I know in part how you feel. At least you dated your dream boy. My dream girl won't give me a chance.
This is what a blog is for. Bare that beautiful soul:) I know that single life is hard. Being taken for granted and having your feelings ground into dust isn't fun. But, "this to shall pass." You are doing the right thing by writing about it. How can you gain support if no one really knows what is going on? Have a good cry (or three or four), pick yourself up and begin to heal. I love you girl. Oh, thanks for the brownie comment. I did put it down:)
I am Kristina's old RA from college, so you probably have no idea who I am.
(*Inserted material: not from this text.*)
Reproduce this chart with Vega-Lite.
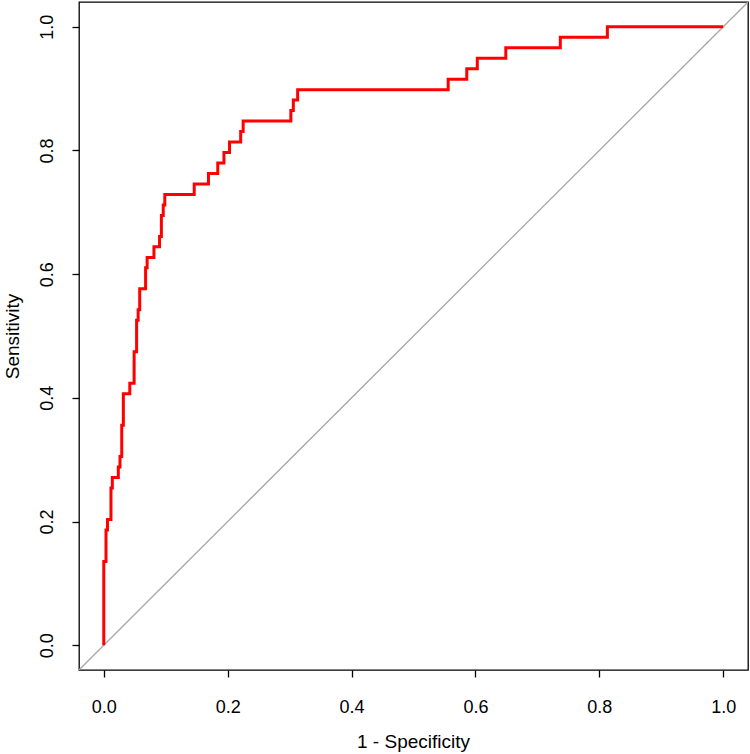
{
  "$schema": "https://vega.github.io/schema/vega-lite/v6.json",
  "width": 669,
  "height": 668,
  "autosize": "none",
  "padding": {"left": 79, "top": 2, "right": 2, "bottom": 84},
  "background": "white",
  "datasets": {
    "diag": [
      {"fpr": -0.04, "tpr": -0.04, "i": 0},
      {"fpr": 1.04, "tpr": 1.04, "i": 1}
    ],
    "roc": [
      {"fpr": 0, "tpr": 0, "i": 0},
      {"fpr": 0, "tpr": 0.1356, "i": 1},
      {"fpr": 0.0036, "tpr": 0.1356, "i": 2},
      {"fpr": 0.0036, "tpr": 0.1864, "i": 3},
      {"fpr": 0.006, "tpr": 0.1864, "i": 4},
      {"fpr": 0.006, "tpr": 0.2034, "i": 5},
      {"fpr": 0.0116, "tpr": 0.2034, "i": 6},
      {"fpr": 0.0116, "tpr": 0.2542, "i": 7},
      {"fpr": 0.0138, "tpr": 0.2542, "i": 8},
      {"fpr": 0.0138, "tpr": 0.2712, "i": 9},
      {"fpr": 0.0235, "tpr": 0.2712, "i": 10},
      {"fpr": 0.0235, "tpr": 0.2881, "i": 11},
      {"fpr": 0.0262, "tpr": 0.2881, "i": 12},
      {"fpr": 0.0262, "tpr": 0.3051, "i": 13},
      {"fpr": 0.029, "tpr": 0.3051, "i": 14},
      {"fpr": 0.029, "tpr": 0.3559, "i": 15},
      {"fpr": 0.0316, "tpr": 0.3559, "i": 16},
      {"fpr": 0.0316, "tpr": 0.4068, "i": 17},
      {"fpr": 0.042, "tpr": 0.4068, "i": 18},
      {"fpr": 0.042, "tpr": 0.4237, "i": 19},
      {"fpr": 0.049, "tpr": 0.4237, "i": 20},
      {"fpr": 0.049, "tpr": 0.4746, "i": 21},
      {"fpr": 0.053, "tpr": 0.4746, "i": 22},
      {"fpr": 0.053, "tpr": 0.5254, "i": 23},
      {"fpr": 0.0555, "tpr": 0.5254, "i": 24},
      {"fpr": 0.0555, "tpr": 0.5424, "i": 25},
      {"fpr": 0.058, "tpr": 0.5424, "i": 26},
      {"fpr": 0.058, "tpr": 0.5763, "i": 27},
      {"fpr": 0.0675, "tpr": 0.5763, "i": 28},
      {"fpr": 0.0675, "tpr": 0.6102, "i": 29},
      {"fpr": 0.07, "tpr": 0.6102, "i": 30},
      {"fpr": 0.07, "tpr": 0.6271, "i": 31},
      {"fpr": 0.081, "tpr": 0.6271, "i": 32},
      {"fpr": 0.081, "tpr": 0.6441, "i": 33},
      {"fpr": 0.09, "tpr": 0.6441, "i": 34},
      {"fpr": 0.09, "tpr": 0.661, "i": 35},
      {"fpr": 0.093, "tpr": 0.661, "i": 36},
      {"fpr": 0.093, "tpr": 0.6949, "i": 37},
      {"fpr": 0.096, "tpr": 0.6949, "i": 38},
      {"fpr": 0.096, "tpr": 0.7119, "i": 39},
      {"fpr": 0.0985, "tpr": 0.7119, "i": 40},
      {"fpr": 0.0985, "tpr": 0.7288, "i": 41},
      {"fpr": 0.146, "tpr": 0.7288, "i": 42},
      {"fpr": 0.146, "tpr": 0.7458, "i": 43},
      {"fpr": 0.169, "tpr": 0.7458, "i": 44},
      {"fpr": 0.169, "tpr": 0.7627, "i": 45},
      {"fpr": 0.184, "tpr": 0.7627, "i": 46},
      {"fpr": 0.184, "tpr": 0.7797, "i": 47},
      {"fpr": 0.194, "tpr": 0.7797, "i": 48},
      {"fpr": 0.194, "tpr": 0.7966, "i": 49},
      {"fpr": 0.203, "tpr": 0.7966, "i": 50},
      {"fpr": 0.203, "tpr": 0.8136, "i": 51},
      {"fpr": 0.221, "tpr": 0.8136, "i": 52},
      {"fpr": 0.221, "tpr": 0.8305, "i": 53},
      {"fpr": 0.225, "tpr": 0.8305, "i": 54},
      {"fpr": 0.225, "tpr": 0.8475, "i": 55},
      {"fpr": 0.302, "tpr": 0.8475, "i": 56},
      {"fpr": 0.302, "tpr": 0.8644, "i": 57},
      {"fpr": 0.306, "tpr": 0.8644, "i": 58},
      {"fpr": 0.306, "tpr": 0.8814, "i": 59},
      {"fpr": 0.313, "tpr": 0.8814, "i": 60},
      {"fpr": 0.313, "tpr": 0.8983, "i": 61},
      {"fpr": 0.556, "tpr": 0.8983, "i": 62},
      {"fpr": 0.556, "tpr": 0.9153, "i": 63},
      {"fpr": 0.586, "tpr": 0.9153, "i": 64},
      {"fpr": 0.586, "tpr": 0.9322, "i": 65},
      {"fpr": 0.603, "tpr": 0.9322, "i": 66},
      {"fpr": 0.603, "tpr": 0.9492, "i": 67},
      {"fpr": 0.649, "tpr": 0.9492, "i": 68},
      {"fpr": 0.649, "tpr": 0.9661, "i": 69},
      {"fpr": 0.737, "tpr": 0.9661, "i": 70},
      {"fpr": 0.737, "tpr": 0.9831, "i": 71},
      {"fpr": 0.813, "tpr": 0.9831, "i": 72},
      {"fpr": 0.813, "tpr": 1, "i": 73},
      {"fpr": 1, "tpr": 1, "i": 74}
    ]
  },
  "encoding": {
    "x": {
      "field": "fpr",
      "type": "quantitative",
      "scale": {"domain": [-0.04, 1.04], "nice": false, "zero": false},
      "axis": {
        "title": "1 - Specificity",
        "values": [0, 0.2, 0.4, 0.6, 0.8, 1],
        "format": ".1f",
        "labelPadding": 21,
        "titleX": 334,
        "titleY": 62,
        "titleBaseline": "top",
        "titleAlign": "center"
      }
    },
    "y": {
      "field": "tpr",
      "type": "quantitative",
      "scale": {"domain": [-0.04, 1.04], "nice": false, "zero": false},
      "axis": {
        "title": "Sensitivity",
        "values": [0, 0.2, 0.4, 0.6, 0.8, 1],
        "format": ".1f",
        "labelAngle": -90,
        "labelAlign": "center",
        "labelBaseline": "bottom",
        "labelPadding": 16,
        "titleAngle": -90,
        "titleX": -76,
        "titleY": 334,
        "titleBaseline": "top",
        "titleAlign": "center"
      }
    },
    "order": {"field": "i", "type": "quantitative"}
  },
  "layer": [
    {
      "data": {"name": "diag"},
      "mark": {"type": "line", "color": "#a6a6a6", "strokeWidth": 1.3, "clip": true}
    },
    {
      "data": {"name": "roc"},
      "mark": {"type": "line", "color": "#ff0000", "strokeWidth": 3, "clip": true}
    }
  ],
  "config": {
    "font": "Liberation Sans",
    "view": {"stroke": "black", "strokeWidth": 1.3},
    "axis": {
      "grid": false,
      "domain": false,
      "tickSize": 7,
      "tickColor": "black",
      "tickWidth": 1.3,
      "labelFontSize": 18,
      "labelColor": "black",
      "labelFont": "Liberation Sans",
      "titleFont": "Liberation Sans",
      "titleFontSize": 19,
      "titleFontWeight": "normal",
      "titleColor": "black",
      "labelFlush": false,
      "labelOverlap": false
    }
  }
}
I remember being single, and I wholeheartedly agree with you. You know what helped me sometimes was to make really REALLY sappy playlists. I was writing a missionary, and it sucked majorly. Dating was infuriating because no matter what I would always compare everybody to him, probably similar to the way you might feel. I made a lot of playlists and cried a lot. Also, I spent a LOT of time with my girl friends. We watched lots of movies and ate lots of icecream and had pretend seances in the kitchen of my friend's apartment. Someday relatively soon it will all be over, and you'll find yourself reading other peoples' blog posts and giving them sage words of wisdom. I don't want to give you advice, per se, but just let you know that I agree, it sucks, and I feel for you (even though I don't know you).